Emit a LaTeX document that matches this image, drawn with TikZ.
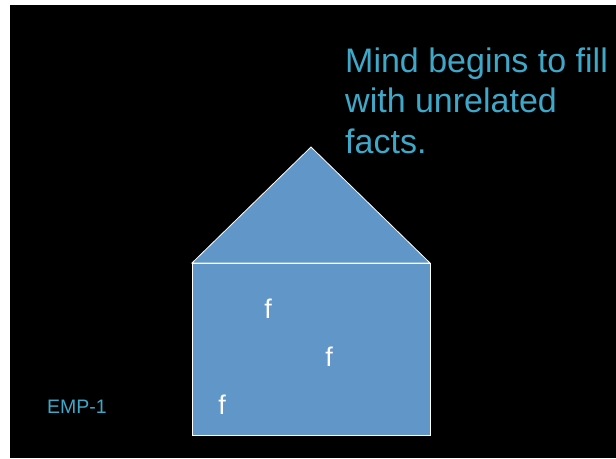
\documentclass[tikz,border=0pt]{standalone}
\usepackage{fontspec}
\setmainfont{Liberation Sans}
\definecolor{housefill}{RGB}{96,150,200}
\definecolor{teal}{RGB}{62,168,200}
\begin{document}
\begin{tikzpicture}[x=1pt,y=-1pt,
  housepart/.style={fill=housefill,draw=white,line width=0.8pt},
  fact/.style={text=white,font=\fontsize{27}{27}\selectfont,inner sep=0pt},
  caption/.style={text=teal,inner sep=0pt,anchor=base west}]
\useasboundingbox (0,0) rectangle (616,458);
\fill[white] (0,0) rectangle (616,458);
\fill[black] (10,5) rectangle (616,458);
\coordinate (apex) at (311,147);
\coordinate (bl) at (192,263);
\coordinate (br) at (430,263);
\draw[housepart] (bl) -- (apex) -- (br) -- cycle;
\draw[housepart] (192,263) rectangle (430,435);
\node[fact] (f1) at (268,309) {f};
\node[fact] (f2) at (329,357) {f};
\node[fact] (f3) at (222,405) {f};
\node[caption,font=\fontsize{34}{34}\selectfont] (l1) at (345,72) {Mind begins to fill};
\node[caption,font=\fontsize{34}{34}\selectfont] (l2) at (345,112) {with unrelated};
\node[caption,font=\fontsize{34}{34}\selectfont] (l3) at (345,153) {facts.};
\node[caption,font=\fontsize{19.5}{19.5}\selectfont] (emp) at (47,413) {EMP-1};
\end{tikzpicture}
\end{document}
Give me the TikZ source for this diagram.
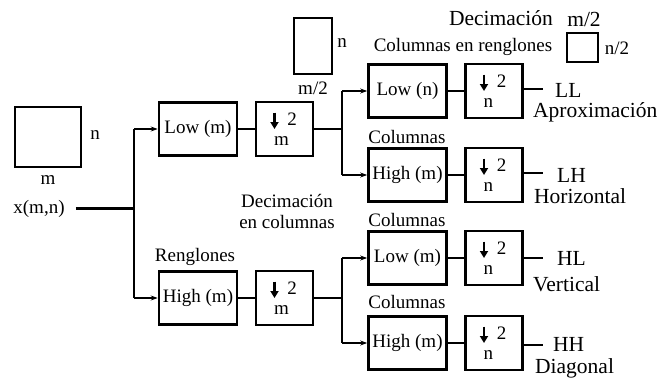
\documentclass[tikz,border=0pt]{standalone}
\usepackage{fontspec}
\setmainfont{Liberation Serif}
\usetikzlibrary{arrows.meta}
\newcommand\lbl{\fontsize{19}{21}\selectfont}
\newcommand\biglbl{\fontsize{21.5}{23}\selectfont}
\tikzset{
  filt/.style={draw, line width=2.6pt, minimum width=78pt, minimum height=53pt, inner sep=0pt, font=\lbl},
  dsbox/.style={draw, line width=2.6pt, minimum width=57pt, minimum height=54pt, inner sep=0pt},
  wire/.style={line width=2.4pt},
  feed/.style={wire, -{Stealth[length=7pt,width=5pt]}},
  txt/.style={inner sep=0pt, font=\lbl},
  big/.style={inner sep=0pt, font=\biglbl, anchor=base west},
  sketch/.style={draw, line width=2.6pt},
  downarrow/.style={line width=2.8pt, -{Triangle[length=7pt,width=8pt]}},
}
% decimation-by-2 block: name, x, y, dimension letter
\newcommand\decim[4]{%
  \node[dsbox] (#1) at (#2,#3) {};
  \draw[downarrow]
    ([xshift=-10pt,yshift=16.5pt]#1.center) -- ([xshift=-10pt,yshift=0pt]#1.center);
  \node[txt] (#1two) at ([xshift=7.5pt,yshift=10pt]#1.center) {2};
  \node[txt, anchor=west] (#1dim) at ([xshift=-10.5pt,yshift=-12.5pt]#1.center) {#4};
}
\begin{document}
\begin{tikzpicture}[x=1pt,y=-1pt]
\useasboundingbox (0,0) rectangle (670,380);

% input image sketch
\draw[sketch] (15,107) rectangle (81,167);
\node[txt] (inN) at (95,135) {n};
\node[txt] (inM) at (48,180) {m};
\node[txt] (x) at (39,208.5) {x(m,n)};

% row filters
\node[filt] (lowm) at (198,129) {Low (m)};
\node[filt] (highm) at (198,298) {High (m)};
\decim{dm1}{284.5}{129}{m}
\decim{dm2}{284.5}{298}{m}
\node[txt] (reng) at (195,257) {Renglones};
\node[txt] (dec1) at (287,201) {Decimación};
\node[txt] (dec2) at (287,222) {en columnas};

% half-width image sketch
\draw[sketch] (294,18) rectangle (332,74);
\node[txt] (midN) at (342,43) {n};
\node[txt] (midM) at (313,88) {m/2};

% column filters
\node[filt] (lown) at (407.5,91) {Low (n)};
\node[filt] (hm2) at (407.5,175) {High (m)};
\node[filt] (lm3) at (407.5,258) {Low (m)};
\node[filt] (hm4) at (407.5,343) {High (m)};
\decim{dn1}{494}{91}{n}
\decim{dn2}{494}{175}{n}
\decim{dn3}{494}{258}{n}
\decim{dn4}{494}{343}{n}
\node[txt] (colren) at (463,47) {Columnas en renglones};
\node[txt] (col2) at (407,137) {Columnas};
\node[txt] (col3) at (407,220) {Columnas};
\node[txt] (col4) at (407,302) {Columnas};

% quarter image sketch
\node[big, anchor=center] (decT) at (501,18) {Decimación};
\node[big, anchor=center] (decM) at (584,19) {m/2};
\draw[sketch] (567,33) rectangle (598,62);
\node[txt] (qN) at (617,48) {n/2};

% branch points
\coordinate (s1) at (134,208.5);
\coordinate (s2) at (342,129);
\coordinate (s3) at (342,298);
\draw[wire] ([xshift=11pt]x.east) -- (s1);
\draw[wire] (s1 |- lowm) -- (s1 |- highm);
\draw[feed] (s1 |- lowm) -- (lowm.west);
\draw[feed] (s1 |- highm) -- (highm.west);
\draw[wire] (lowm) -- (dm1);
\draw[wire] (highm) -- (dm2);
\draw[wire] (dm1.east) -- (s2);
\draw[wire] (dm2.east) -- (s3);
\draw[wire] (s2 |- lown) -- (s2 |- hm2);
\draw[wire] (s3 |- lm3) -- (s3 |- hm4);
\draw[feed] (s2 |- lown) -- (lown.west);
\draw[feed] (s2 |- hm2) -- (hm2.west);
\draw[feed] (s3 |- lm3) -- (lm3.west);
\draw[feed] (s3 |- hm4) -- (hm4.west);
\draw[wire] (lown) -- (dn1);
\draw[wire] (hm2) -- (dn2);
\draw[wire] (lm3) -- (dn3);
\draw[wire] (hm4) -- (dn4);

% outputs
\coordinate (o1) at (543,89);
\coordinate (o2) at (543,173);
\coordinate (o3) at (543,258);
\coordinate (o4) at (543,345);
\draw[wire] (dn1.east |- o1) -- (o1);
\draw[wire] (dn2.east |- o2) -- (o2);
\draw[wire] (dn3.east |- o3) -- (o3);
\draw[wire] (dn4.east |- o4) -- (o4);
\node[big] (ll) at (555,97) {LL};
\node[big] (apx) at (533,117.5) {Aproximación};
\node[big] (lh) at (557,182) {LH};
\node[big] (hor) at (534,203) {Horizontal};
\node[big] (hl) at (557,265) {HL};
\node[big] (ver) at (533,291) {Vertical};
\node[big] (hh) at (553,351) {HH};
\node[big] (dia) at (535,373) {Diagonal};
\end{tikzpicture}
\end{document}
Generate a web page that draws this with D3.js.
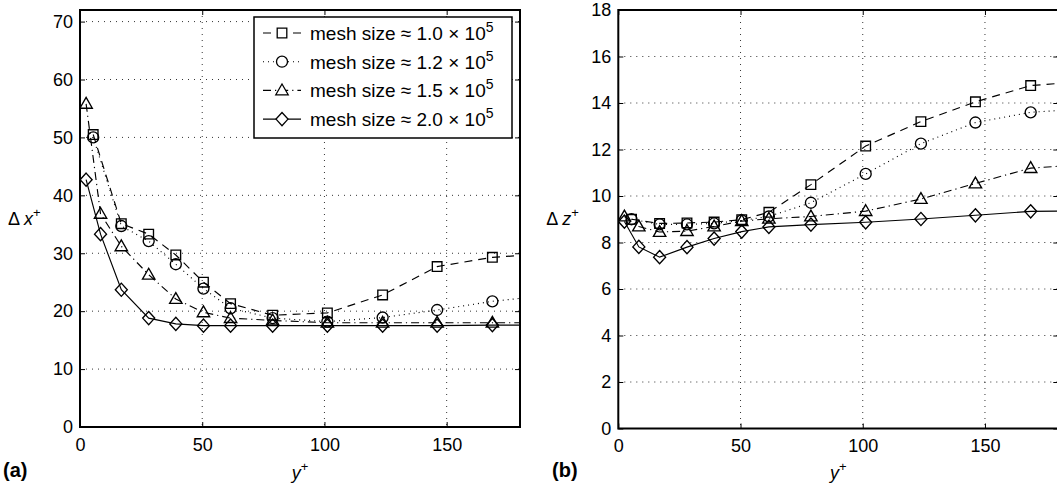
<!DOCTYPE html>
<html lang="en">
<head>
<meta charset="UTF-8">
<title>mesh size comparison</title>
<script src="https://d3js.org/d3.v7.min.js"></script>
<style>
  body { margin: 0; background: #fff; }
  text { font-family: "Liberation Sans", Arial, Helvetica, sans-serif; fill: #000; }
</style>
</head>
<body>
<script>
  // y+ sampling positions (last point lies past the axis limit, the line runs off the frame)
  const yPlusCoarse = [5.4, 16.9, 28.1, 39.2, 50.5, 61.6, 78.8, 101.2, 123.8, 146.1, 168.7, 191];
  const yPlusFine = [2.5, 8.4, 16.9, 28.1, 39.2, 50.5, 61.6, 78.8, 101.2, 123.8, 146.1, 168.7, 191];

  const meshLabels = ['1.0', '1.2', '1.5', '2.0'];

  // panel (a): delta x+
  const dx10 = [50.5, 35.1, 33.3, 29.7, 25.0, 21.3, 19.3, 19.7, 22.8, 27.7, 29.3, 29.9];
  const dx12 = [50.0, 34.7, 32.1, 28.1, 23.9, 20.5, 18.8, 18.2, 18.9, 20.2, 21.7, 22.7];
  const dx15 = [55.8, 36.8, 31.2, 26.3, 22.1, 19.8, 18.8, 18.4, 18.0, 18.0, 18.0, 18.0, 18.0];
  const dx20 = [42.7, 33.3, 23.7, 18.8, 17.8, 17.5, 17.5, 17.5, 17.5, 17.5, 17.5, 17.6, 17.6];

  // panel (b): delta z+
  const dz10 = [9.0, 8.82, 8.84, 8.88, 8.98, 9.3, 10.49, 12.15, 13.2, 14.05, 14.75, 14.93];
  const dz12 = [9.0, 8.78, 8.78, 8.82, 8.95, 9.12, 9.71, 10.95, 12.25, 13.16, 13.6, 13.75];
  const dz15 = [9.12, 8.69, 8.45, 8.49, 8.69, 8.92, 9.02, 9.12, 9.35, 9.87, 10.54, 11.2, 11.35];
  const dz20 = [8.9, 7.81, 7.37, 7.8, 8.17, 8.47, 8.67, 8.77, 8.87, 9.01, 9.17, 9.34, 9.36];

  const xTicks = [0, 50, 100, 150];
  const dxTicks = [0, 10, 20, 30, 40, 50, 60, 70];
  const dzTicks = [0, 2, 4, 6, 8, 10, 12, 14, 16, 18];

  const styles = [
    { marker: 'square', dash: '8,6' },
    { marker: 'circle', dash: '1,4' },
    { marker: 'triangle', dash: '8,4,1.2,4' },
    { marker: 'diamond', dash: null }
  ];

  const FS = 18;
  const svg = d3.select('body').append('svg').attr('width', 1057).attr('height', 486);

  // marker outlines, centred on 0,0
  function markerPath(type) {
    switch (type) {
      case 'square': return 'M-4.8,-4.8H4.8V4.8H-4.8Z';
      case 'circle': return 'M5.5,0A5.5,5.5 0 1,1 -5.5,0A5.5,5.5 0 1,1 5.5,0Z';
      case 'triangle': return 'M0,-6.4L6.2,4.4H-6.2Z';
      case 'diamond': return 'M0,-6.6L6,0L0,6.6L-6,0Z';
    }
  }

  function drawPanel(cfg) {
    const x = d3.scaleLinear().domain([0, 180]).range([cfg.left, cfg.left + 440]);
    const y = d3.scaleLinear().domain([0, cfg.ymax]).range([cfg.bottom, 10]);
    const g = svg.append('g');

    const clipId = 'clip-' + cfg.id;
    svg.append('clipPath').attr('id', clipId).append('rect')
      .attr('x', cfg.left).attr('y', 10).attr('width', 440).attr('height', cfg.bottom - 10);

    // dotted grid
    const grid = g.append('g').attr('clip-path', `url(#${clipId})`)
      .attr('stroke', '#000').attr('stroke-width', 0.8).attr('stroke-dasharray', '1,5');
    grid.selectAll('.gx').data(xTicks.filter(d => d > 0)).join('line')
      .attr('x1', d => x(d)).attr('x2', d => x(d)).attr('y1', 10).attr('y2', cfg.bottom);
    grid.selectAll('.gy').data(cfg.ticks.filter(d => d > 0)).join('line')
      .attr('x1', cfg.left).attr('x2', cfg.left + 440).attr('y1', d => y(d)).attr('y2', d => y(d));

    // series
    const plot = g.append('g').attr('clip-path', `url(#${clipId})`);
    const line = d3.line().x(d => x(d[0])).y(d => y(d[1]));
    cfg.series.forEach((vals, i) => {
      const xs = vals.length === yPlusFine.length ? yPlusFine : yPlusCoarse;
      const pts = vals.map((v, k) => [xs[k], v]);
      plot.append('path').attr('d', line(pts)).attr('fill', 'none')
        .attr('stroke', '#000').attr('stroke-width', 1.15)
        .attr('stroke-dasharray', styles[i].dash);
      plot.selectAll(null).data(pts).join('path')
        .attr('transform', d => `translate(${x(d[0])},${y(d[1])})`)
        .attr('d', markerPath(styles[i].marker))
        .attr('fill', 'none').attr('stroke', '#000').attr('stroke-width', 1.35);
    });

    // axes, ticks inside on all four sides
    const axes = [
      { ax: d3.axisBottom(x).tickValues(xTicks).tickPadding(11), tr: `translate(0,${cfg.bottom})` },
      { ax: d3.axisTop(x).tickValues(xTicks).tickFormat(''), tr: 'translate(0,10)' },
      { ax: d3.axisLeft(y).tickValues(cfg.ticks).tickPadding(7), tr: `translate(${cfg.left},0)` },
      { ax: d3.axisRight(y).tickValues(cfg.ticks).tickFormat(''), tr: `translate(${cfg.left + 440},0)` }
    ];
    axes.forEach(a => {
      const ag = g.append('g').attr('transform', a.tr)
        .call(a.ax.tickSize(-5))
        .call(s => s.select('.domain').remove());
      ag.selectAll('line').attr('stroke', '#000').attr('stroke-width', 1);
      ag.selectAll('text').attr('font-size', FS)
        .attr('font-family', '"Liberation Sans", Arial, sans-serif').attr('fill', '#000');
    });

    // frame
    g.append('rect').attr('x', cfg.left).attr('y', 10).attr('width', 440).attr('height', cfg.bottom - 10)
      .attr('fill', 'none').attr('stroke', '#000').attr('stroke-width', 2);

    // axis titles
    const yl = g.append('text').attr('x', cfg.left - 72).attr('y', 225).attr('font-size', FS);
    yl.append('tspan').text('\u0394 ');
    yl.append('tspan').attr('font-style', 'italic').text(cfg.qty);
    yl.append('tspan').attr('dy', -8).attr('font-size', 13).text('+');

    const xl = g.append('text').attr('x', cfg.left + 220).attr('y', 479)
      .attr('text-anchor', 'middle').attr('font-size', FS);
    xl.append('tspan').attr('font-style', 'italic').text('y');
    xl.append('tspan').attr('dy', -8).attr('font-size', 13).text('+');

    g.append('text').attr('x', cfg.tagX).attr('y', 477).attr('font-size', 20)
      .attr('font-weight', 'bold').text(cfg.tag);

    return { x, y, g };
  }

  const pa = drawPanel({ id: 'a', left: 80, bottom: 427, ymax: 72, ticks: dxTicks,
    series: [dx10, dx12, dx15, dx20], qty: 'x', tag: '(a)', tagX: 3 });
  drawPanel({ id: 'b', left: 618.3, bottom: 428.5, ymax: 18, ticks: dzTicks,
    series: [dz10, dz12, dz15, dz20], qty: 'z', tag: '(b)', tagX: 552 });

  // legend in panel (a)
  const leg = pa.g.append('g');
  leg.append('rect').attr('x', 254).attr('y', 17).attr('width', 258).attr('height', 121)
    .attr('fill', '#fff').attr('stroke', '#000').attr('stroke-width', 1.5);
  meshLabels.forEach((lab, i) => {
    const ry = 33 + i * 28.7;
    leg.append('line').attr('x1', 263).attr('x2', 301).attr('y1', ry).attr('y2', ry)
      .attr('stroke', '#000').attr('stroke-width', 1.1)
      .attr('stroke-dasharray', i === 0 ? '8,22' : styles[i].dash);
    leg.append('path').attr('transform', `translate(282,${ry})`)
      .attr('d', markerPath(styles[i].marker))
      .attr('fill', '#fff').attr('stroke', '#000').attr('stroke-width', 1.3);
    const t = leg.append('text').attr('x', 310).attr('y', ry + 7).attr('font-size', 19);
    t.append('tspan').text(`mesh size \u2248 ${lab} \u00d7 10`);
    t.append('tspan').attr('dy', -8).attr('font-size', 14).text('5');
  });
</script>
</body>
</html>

• _WHAT YOU NEED TO DO_: All lines above starting at the one with "Give me the TikZ source for this diagram." and ending at the one with "(x) at (39,208.5)", inclusive, are to be printed again exactly, with the pictures left out.

• _CORRECT RESULT_:
Give me the TikZ source for this diagram.
\documentclass[tikz,border=0pt]{standalone}
\usepackage{fontspec}
\setmainfont{Liberation Serif}
\usetikzlibrary{arrows.meta}
\newcommand\lbl{\fontsize{19}{21}\selectfont}
\newcommand\biglbl{\fontsize{21.5}{23}\selectfont}
\tikzset{
  filt/.style={draw, line width=2.6pt, minimum width=78pt, minimum height=53pt, inner sep=0pt, font=\lbl},
  dsbox/.style={draw, line width=2.6pt, minimum width=57pt, minimum height=54pt, inner sep=0pt},
  wire/.style={line width=2.4pt},
  feed/.style={wire, -{Stealth[length=7pt,width=5pt]}},
  txt/.style={inner sep=0pt, font=\lbl},
  big/.style={inner sep=0pt, font=\biglbl, anchor=base west},
  sketch/.style={draw, line width=2.6pt},
  downarrow/.style={line width=2.8pt, -{Triangle[length=7pt,width=8pt]}},
}
% decimation-by-2 block: name, x, y, dimension letter
\newcommand\decim[4]{%
  \node[dsbox] (#1) at (#2,#3) {};
  \draw[downarrow]
    ([xshift=-10pt,yshift=16.5pt]#1.center) -- ([xshift=-10pt,yshift=0pt]#1.center);
  \node[txt] (#1two) at ([xshift=7.5pt,yshift=10pt]#1.center) {2};
  \node[txt, anchor=west] (#1dim) at ([xshift=-10.5pt,yshift=-12.5pt]#1.center) {#4};
}
\begin{document}
\begin{tikzpicture}[x=1pt,y=-1pt]
\useasboundingbox (0,0) rectangle (670,380);

% input image sketch
\draw[sketch] (15,107) rectangle (81,167);
\node[txt] (inN) at (95,135) {n};
\node[txt] (inM) at (48,180) {m};
\node[txt] (x) at (39,208.5) {x(m,n)};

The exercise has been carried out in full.